With Shell Canada and Apache Canada both planning to build liquefied natural gas (LNG) export terminals aimed at serving the Chinese market, the small northern British Columbia community of Kitimat is relishing the challenge ahead.
“Kitimat is experiencing unprecedented interest from world-class industrial developers,” says Rose Klukas, the town’s economic development officer. “With that comes a challenge to ensure that impacts on the community are managed.”
Kitimat recognized this and formed impact management groups comprised of community stakeholders, she says. Another challenge will be attracting the large number of workers required for the mega-projects.
“Clearly, the construction of these major industrial projects means jobs for people in this area and further,” Ms. Klukas notes. “It also means secondary industry is looking at Kitimat as a viable place to do business.”
Apache Canada is conducting site preparation work, has an export licence to ship five million tonnes of LNG a year and is working toward a final investment decision on the combined export terminal and pipeline project
Shell Canada has also purchased land at Kitimat and has arranged with TransCanada to build a pipeline across B.C. to deliver gas to the proposed plant.
B.C. Energy and Mines Minister Rich Coleman says that LNG is a competitive, expanding global industry, and demand worldwide will bring increased growth in the province.
Ms.
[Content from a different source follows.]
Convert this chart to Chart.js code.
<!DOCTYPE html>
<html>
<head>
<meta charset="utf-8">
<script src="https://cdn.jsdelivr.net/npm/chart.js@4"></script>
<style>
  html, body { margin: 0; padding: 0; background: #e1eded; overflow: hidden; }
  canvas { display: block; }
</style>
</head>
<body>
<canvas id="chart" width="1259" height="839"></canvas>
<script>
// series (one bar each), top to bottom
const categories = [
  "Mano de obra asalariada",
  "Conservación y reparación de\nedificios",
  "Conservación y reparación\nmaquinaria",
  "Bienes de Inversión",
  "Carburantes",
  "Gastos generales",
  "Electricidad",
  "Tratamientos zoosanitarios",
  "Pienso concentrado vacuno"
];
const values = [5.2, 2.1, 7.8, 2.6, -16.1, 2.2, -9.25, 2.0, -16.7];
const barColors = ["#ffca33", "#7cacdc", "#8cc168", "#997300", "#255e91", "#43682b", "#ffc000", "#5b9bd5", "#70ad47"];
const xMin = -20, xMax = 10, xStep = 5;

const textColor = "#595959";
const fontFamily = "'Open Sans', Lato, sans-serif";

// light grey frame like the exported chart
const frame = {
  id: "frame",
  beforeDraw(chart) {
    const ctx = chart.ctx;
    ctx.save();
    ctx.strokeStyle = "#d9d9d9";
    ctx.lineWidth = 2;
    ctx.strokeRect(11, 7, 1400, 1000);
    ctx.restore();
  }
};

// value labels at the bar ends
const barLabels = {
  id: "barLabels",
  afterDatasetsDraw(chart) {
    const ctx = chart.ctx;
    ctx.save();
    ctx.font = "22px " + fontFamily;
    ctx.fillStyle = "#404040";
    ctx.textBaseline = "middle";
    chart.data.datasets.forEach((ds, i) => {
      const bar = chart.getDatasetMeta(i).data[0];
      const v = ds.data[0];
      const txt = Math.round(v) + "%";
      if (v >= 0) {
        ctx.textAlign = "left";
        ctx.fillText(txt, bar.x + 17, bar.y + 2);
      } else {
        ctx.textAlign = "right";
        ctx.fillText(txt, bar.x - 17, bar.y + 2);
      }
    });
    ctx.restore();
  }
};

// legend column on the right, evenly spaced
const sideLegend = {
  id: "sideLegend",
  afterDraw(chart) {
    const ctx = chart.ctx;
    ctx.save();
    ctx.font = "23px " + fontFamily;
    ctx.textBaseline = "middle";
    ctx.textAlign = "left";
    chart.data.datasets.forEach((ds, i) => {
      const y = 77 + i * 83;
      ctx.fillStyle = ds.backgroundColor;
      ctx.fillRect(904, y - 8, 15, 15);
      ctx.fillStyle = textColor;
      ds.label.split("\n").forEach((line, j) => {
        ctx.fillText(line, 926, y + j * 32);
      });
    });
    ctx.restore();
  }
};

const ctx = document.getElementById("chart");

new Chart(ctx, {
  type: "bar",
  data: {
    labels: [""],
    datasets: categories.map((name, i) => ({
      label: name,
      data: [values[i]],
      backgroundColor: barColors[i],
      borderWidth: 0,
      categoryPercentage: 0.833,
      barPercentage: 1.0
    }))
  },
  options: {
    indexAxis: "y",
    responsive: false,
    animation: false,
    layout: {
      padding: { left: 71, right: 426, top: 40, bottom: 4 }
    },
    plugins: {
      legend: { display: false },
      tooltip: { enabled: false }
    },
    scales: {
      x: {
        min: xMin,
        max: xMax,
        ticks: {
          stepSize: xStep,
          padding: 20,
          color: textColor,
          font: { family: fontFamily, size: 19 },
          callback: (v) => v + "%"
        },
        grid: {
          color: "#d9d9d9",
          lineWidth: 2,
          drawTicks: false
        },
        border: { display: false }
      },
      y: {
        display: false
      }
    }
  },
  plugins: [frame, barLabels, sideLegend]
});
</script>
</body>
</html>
Klukas stresses that Kitimat can support industry that adds value to Canada’s natural resources.
“Of course, as the world looks at Kitimat on the map, it realizes the attributes we have that make us a perfect place for development: a deep, ice-free harbour and close proximity to overseas markets demanding Canada’s commodities,” she says. “The Kitimat Valley is a wide and flat valley with room to grow.”
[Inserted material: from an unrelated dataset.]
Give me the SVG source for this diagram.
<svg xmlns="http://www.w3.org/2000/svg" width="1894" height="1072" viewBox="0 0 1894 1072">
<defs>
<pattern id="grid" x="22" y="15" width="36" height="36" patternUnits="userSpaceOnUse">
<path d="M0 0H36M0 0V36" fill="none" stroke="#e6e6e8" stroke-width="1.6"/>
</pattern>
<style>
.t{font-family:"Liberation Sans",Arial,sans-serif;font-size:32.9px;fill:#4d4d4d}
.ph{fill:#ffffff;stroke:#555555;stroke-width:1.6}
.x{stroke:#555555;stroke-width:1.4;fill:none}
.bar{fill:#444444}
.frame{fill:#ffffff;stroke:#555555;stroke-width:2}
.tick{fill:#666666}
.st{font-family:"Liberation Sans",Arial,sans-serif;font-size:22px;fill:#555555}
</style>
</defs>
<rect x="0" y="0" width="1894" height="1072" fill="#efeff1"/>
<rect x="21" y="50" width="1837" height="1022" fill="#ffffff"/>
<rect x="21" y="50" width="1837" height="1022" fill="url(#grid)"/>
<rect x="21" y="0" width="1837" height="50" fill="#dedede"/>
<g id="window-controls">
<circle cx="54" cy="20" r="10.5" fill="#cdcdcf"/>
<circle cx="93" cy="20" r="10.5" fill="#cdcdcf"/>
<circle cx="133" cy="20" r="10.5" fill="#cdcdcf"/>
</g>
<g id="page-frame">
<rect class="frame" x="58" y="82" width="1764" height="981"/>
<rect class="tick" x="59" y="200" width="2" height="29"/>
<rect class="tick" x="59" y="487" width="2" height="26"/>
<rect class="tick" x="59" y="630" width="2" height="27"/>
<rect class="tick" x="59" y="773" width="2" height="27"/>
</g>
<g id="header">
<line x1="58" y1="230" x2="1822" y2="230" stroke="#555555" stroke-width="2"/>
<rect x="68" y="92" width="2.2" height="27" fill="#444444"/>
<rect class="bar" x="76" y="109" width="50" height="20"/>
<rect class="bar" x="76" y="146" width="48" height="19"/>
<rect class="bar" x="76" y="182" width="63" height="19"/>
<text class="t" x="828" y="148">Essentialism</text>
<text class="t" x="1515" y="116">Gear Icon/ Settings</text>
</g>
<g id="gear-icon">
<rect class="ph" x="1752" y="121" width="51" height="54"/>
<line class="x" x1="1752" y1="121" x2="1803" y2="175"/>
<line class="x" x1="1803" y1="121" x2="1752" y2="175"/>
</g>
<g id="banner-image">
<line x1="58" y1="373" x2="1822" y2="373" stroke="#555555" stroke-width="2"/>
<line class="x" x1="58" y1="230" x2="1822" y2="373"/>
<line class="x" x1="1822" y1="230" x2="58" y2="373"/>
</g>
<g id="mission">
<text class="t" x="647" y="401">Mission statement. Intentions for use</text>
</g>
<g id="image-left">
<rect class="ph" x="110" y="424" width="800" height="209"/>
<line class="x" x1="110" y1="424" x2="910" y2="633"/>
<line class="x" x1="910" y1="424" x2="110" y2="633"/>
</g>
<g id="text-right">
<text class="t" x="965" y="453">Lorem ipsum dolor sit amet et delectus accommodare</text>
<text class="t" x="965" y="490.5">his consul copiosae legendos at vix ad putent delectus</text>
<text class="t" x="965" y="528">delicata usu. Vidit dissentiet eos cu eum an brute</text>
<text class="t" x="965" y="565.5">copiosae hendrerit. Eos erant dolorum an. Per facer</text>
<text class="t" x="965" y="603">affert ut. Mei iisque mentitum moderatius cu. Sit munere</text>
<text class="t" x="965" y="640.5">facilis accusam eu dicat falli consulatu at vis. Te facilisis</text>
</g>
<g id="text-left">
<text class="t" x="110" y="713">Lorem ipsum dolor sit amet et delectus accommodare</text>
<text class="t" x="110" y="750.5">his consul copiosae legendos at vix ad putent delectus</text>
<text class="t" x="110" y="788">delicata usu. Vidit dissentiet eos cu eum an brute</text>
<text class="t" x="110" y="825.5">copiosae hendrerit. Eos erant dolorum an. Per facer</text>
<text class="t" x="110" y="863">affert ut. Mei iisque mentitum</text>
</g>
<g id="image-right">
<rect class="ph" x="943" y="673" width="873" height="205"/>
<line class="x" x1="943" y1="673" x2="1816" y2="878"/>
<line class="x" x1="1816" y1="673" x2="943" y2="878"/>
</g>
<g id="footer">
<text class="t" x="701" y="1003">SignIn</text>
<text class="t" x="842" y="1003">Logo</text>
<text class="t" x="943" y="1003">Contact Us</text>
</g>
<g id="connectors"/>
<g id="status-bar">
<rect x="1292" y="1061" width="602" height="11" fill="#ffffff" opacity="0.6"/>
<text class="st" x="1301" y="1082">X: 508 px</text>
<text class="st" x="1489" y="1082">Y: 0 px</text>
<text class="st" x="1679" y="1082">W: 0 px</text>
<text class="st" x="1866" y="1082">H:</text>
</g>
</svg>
She says that the development of the terminals also means that children of families already in the area or attracted to work in the facilities can look forward to an increasing number of jobs that will be available locally, especially in the trades.
“There is a future for people wanting to live in the North,” she says. “We will see these terminals come to fruition, because British Columbia has large reserves of natural gas, there are overseas markets demanding this commodity, and Kitimat is strategically located to serve them.”